++++ Records for the exercise ++++

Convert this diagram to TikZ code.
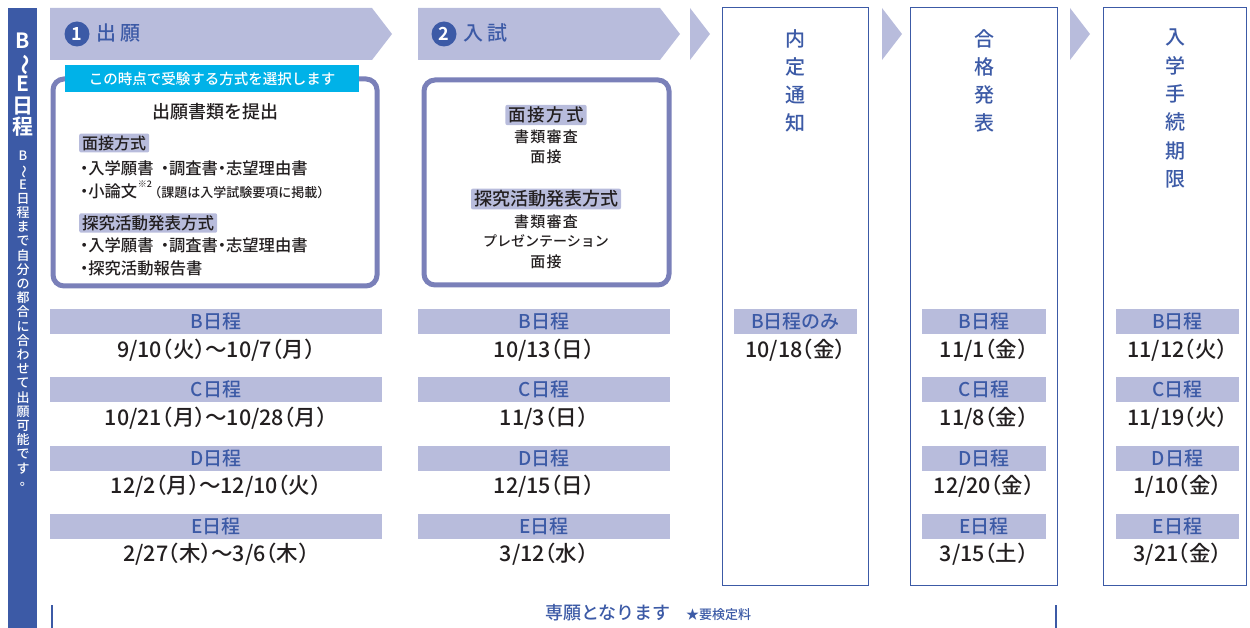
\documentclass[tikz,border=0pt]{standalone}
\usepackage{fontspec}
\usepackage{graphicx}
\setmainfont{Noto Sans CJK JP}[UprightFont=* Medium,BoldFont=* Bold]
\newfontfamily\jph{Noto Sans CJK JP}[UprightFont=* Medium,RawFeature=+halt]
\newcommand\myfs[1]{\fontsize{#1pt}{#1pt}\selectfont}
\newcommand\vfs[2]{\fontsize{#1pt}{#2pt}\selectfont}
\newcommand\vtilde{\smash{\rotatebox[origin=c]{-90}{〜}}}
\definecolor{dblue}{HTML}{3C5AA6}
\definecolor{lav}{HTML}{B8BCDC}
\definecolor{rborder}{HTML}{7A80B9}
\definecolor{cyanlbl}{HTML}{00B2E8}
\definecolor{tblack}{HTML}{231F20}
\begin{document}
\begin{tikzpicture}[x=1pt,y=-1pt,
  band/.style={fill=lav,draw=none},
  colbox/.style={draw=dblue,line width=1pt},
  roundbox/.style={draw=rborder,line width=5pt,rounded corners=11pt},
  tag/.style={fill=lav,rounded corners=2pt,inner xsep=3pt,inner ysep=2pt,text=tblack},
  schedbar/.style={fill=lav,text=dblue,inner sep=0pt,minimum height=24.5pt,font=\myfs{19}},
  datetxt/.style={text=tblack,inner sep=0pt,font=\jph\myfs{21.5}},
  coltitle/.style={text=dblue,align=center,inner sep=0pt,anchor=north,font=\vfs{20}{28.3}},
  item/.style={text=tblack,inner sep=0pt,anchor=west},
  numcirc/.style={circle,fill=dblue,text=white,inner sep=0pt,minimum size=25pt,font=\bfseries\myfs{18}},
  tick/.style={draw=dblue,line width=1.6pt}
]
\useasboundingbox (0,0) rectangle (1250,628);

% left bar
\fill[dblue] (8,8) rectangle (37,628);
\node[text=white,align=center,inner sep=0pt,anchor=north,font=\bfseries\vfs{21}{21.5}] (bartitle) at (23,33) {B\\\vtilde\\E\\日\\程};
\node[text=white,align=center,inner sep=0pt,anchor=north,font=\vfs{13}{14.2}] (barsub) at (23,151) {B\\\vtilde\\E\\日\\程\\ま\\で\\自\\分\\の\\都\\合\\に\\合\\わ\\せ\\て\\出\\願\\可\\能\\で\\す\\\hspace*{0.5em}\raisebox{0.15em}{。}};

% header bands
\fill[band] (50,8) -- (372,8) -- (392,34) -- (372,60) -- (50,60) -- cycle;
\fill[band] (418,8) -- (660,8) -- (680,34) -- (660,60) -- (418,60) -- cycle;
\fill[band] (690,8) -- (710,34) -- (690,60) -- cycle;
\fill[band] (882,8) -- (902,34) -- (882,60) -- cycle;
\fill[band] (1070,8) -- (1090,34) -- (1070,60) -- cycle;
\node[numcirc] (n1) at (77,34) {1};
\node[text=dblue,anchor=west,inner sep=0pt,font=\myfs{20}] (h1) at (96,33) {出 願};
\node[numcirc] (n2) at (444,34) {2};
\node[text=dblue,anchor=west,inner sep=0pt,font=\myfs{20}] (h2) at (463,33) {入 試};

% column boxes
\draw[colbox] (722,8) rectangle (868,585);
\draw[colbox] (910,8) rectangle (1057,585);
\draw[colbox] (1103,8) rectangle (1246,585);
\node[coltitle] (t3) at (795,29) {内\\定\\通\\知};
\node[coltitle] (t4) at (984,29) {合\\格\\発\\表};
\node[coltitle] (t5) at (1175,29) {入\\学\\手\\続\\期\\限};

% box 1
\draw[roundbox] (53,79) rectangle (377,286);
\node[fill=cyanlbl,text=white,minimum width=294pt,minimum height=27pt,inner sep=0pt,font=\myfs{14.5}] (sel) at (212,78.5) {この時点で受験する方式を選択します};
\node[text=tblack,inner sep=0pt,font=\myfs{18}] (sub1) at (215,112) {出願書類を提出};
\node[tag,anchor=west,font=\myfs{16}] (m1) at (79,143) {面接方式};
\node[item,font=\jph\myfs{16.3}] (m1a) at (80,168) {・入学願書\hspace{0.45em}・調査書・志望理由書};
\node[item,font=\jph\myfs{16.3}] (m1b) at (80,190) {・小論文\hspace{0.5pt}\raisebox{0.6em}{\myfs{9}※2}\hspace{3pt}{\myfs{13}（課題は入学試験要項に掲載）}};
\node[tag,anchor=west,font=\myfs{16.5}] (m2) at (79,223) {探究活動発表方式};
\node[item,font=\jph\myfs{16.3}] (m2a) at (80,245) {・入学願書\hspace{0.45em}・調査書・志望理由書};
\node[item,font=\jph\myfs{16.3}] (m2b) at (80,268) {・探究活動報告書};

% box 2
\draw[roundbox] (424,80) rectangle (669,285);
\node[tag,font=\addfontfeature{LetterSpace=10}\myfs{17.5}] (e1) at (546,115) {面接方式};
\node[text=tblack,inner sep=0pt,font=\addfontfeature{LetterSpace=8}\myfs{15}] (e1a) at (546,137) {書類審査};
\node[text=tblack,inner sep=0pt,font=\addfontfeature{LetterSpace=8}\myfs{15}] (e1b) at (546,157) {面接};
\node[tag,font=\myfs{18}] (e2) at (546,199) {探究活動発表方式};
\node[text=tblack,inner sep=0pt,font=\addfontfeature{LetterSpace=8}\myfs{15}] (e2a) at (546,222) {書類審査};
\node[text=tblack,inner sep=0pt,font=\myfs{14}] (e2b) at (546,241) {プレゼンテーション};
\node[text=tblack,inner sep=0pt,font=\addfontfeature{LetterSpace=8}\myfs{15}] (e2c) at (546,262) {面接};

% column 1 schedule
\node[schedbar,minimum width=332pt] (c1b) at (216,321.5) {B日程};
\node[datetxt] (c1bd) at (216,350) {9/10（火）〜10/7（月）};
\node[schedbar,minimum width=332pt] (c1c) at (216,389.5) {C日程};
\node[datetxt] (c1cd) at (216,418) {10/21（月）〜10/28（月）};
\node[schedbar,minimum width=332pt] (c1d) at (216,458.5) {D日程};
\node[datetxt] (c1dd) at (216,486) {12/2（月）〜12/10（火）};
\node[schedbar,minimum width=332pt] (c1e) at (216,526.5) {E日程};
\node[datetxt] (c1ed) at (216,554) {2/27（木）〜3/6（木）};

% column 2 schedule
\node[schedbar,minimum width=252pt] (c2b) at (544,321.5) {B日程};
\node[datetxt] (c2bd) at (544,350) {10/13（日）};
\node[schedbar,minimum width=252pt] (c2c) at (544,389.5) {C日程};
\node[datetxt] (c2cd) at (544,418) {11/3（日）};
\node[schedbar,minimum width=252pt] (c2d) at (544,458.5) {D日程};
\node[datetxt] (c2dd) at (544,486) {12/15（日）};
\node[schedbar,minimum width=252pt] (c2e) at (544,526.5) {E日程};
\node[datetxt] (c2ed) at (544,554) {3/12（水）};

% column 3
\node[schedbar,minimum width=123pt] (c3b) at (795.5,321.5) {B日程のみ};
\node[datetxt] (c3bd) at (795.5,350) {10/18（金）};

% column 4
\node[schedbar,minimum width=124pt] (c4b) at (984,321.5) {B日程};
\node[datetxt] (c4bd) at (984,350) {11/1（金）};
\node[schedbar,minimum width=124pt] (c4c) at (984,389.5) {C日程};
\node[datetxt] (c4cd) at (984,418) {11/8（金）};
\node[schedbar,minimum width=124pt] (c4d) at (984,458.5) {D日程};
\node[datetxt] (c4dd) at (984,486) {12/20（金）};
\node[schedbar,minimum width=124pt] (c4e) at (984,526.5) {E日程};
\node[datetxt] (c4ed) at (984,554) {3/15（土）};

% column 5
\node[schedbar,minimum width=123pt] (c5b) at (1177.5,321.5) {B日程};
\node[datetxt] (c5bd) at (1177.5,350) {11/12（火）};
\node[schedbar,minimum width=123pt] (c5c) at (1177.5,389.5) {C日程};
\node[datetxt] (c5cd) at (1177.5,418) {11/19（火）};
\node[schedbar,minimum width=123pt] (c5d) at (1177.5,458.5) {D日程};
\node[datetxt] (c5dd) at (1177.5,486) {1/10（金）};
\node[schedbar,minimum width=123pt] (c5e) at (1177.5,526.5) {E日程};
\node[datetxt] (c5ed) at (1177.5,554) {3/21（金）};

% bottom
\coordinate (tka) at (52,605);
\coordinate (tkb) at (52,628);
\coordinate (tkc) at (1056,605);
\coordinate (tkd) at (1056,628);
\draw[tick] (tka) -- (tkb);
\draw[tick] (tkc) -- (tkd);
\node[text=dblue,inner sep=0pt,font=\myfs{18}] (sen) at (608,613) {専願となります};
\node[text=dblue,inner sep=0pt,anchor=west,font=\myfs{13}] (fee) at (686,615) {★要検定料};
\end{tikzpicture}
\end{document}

++++
++++ Records for the exercise ++++

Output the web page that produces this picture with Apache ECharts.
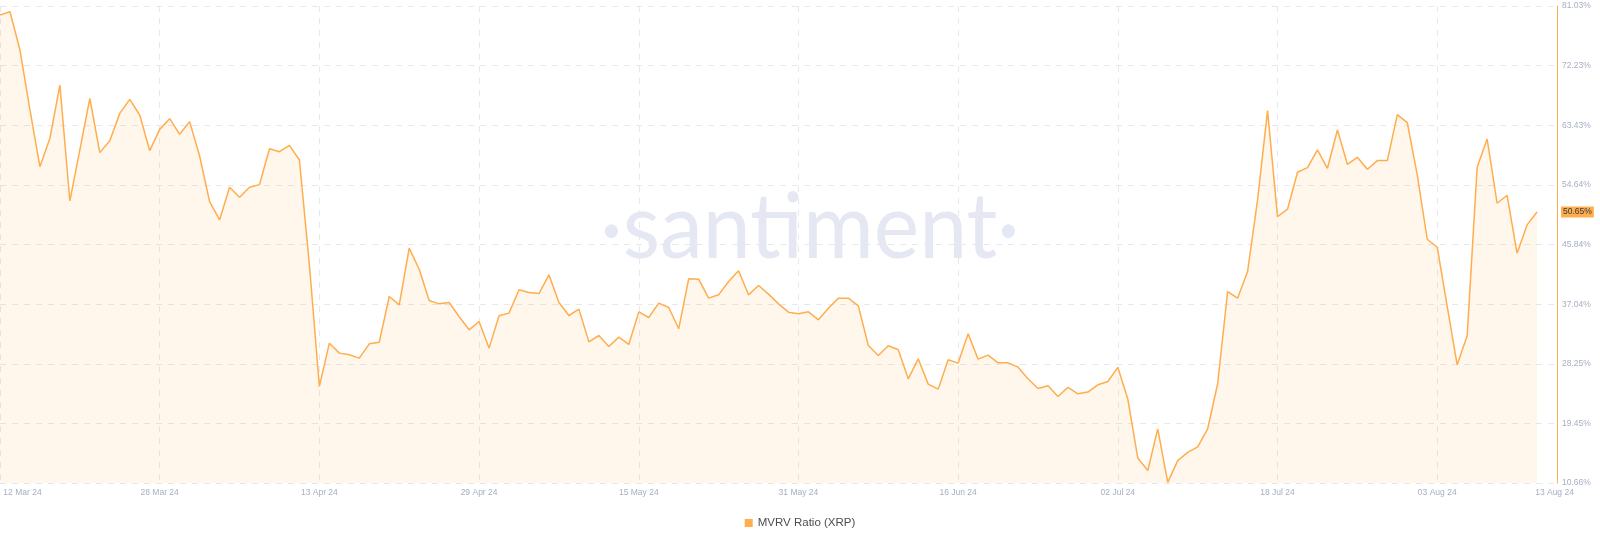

++++

#### What you need to do
Check each line of the records for the word "this" and extract those that contain it.

#### The answer
Convert this diagram to TikZ code.
Output the web page that produces this picture with Apache ECharts.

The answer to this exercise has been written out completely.